A computer science study presents a revolutionary new way to think about agriculture and its potential benefits for farming.
The world’s population hit a staggering 8 billion on November 15, 2022. As this number continues to rise, the looming question is: how can we ensure everyone has enough to eat? The challenge is further amplified by issues such as climate change, depletion of natural resources, soil degradation, and the environmental impact of fossil fuel-dependent agriculture. There’s a pressing need for change, but the question is, what form should this change take?
In response to this, Barath Raghavan, an associate professor of computer science at USC Viterbi, is turning traditional farming practices on their head. He is spearheading the creation of computational tools that could potentially revolutionize the way farmers conceive, implement, and manage sustainable farming methods.
Raghavan, a member of the California Rare Fruit Growers organization, currently grows more than 150 different edible plants in his yard. A decade ago, he started to combine his interests by researching how computing could make agriculture more sustainable.
Raghavan calls this new area of research “computational agroecology,” uniting technology and farming expertise to develop diverse agricultural landscapes based on natural ecosystems. From crop selection to planting to irrigation, the method allows farmers to explore thousands of different potential designs to optimize food production without fossil fuel-derived pesticides.
“How can we design an ecosystem that is as productive and sustainable as a natural forest, but instead of producing food for wildlife, it’s producing food for people?” said Raghavan.
“It’s an incredibly hard problem because designing an ecosystem is a super complex, dynamic, natural system. We’re trying to build computing tools that can figure out how ecosystems work, so we can grow food plentifully and sustainably.”

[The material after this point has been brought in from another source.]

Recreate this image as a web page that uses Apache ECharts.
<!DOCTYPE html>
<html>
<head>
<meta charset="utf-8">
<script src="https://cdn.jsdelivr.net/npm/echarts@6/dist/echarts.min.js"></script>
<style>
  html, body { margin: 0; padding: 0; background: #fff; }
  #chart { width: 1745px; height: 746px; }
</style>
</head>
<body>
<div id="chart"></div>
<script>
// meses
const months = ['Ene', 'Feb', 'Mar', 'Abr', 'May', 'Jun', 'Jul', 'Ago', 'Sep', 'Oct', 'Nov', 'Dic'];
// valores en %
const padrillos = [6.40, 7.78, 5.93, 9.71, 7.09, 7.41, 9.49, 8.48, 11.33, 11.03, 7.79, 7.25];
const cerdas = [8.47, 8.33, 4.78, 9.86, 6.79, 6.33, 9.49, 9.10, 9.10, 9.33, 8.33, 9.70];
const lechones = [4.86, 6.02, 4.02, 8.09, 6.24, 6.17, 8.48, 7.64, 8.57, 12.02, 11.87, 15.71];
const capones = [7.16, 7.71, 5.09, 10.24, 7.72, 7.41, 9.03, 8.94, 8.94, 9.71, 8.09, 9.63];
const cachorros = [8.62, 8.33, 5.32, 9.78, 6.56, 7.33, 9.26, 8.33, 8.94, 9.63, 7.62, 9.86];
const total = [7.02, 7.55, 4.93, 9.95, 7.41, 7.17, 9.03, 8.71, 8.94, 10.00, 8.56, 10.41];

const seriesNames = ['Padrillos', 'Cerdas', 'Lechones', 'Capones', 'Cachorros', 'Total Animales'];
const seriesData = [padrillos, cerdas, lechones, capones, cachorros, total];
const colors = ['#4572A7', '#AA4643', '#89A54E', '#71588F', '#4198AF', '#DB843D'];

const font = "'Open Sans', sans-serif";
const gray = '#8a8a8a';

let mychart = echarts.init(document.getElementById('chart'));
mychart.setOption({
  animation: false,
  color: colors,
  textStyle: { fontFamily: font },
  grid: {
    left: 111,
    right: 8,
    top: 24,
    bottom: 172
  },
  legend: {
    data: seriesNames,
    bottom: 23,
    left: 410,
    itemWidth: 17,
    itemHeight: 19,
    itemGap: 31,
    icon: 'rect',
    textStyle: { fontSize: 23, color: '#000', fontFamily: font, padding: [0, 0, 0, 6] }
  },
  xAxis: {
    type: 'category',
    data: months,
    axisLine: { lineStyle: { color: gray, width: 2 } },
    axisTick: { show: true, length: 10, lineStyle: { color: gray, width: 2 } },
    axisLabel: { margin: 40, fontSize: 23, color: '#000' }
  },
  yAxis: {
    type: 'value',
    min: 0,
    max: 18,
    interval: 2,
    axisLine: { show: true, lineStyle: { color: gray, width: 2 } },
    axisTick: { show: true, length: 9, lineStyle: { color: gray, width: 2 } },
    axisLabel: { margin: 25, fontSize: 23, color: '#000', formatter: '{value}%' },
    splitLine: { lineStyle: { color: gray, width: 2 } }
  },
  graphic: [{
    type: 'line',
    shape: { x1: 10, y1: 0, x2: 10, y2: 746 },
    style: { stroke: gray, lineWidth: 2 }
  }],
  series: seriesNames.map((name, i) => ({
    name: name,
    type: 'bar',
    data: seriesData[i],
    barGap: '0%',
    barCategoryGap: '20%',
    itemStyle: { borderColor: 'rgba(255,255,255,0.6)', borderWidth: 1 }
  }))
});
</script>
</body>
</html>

“A totally new way to think about agriculture”
In a new paper recently published in PNAS Nexus, Raghavan and his colleagues propose “a totally new way to think about agriculture and the benefits it can have for research and farming,” said Raghavan.
In this study, the researchers reconceptualize agriculture as a search through a “state space,” which represents all possible configurations of a system—in this context, agricultural land.
To better understand the concept of a state space, imagine a box of blocks: each block could be red, blue, or yellow. The state space would consist of all the possible ways to arrange these blocks, such as all red, blue, or green, or a combination of the three colors.
In the same way, a state space for an agricultural system might consist of all the possible variables that the system can take—such as crop or soil type, weather conditions, irrigation, fertilization, or pest control.
This allows agricultural researchers and farmers to explore the different paths and strategies available—taking different “blocks” or variables and placing them together to see what works.
Essentially, an agricultural “sandbox” to determine optimal configurations to increase crop yield, improve sustainability, and discover entirely new combinations of crops that grow well together.
For instance, the framework enables analytics and machine learning that could allow researchers to analyze the patterns between crop yield and soil moisture content or simulate growing different types of crops together for biodiversity.
“Once we can conceive of a farm this way, we can then reframe many research questions and farming planning questions as a search through the space of all possible states the farm could possibly end up in, with certain states being more desirable than others,” said Raghavan.
“This allows us to compare and contrast different approaches to farming, explore and combine techniques, and then search the state space in simulation for new farming techniques that have never been tried before and where trial and error in the real world would be far too expensive and time-consuming.”
“Playing a chess game with nature”
For example, in Southern California, farmers have recently discovered that high-quality coffee can grow plentifully between avocado trees. But figuring out the right way to do that, and maybe even add another couple of crops that work well together, is site specific.
“Each farmer doesn’t have the time or ability to do trial and error for years to figure out the right way to grow a half dozen crops on their land,” said Raghavan.
“Instead, with the conceptual framework and eventually software framework of state spaces, a farmer could spell out an objective—such as diversified harvest with high yield and possible high profit for a specific piece of land—and have the system explore the state space and produce possible plant mixtures, placement, and management techniques that meet the farmer’s criteria.”
Raghavan compares the process to “playing a chess game with nature, but one that is both competitive and collaborative.”
“You’re making moves on the chessboard, which is your land, and nature is making moves too. Pests are going to eat one crop; a flood is going to damage another. What we are building is a computational framework that allows you to explore all the different ways that you might ‘play’ this game of chess with nature so that we can come up with the best one for your land.”
The group including Raghavan recently received a grant from the U.S. Department of Agriculture’s National Institute of Food and Agriculture for their research in this area. Now, the team is working through possible use cases with researchers and farmers to incorporate specific use cases and to develop software that can make it easy to simulate and explore state spaces.
Reference: “State spaces for agriculture: A meta-systematic design automation framework” by Bryan Runck, Adam Streed, Diane R Wang, Patrick M Ewing, Michael B Kantar Barath Raghavan, 16 March 2023, PNAS Nexus.